Sudah seharusnya kita bijak dalam menilai ISBN. Karena saat kita mengedepankan ego, saat itu pula peluang orang lain tertutupi.
“Sebenarnya nggak adil loh kalau antologi pakai ISBN di tengah banyaknya antusiasme orang buat nulis buku solo.” – SC, Penulis Buku Solo dan Antologi
Secara faktanya, ISBN dalam buku antologi kini lebih diperketat. Bahkan angka poin bagi profesi tertentu saat menulis buku antologi pun terbatas. Jika buku solo mendapat poin 4, maka poin buku antologi adalah 4 dibagi jumlah penulis. Jika penulis ada 20, dapat poin berapa? Atau dalam kasus lain, kemungkinan yang mendapat angka poin hanya penulis pertama, kedua, ketiga, dan keempat. Penulis kelima dan seterusnya tidak mendapatkan poin. Nah, dalam kondisi seperti ini, apa urgensi sebuah buku antologi “dipaksa” mendapat ISBN? Jika memang memenuhi 2 ciri yang disebutkan tadi, sah-sah saja diperjuangkan. Namun jika tidak, untuk apa?

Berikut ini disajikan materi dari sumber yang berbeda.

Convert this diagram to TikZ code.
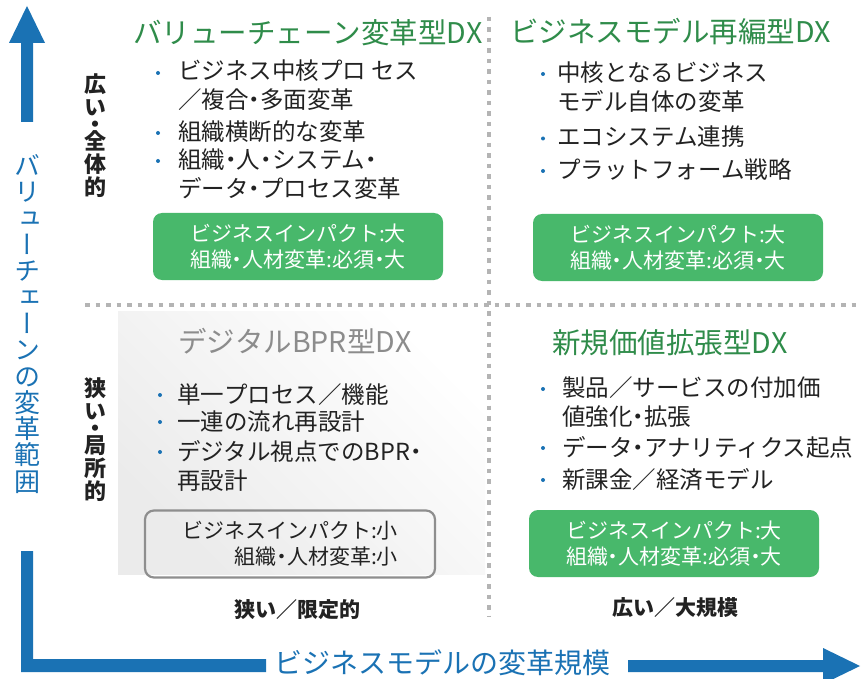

Mengedepankan ISBN tapi abai dengan kualitas tulisan. Menunggu ISBN dengan antrian yang lama, sedangkan bukunya butuh segera rilis. Dan banyak kasus lain yang membuat ISBN adalah segalanya. Mari mulai saat ini kita lebih proporsional dalam menilai ISBN.
Jadi, haruskah menerbitkan buku dengan ISBN? Kamu sudah tahu jawabannya apa.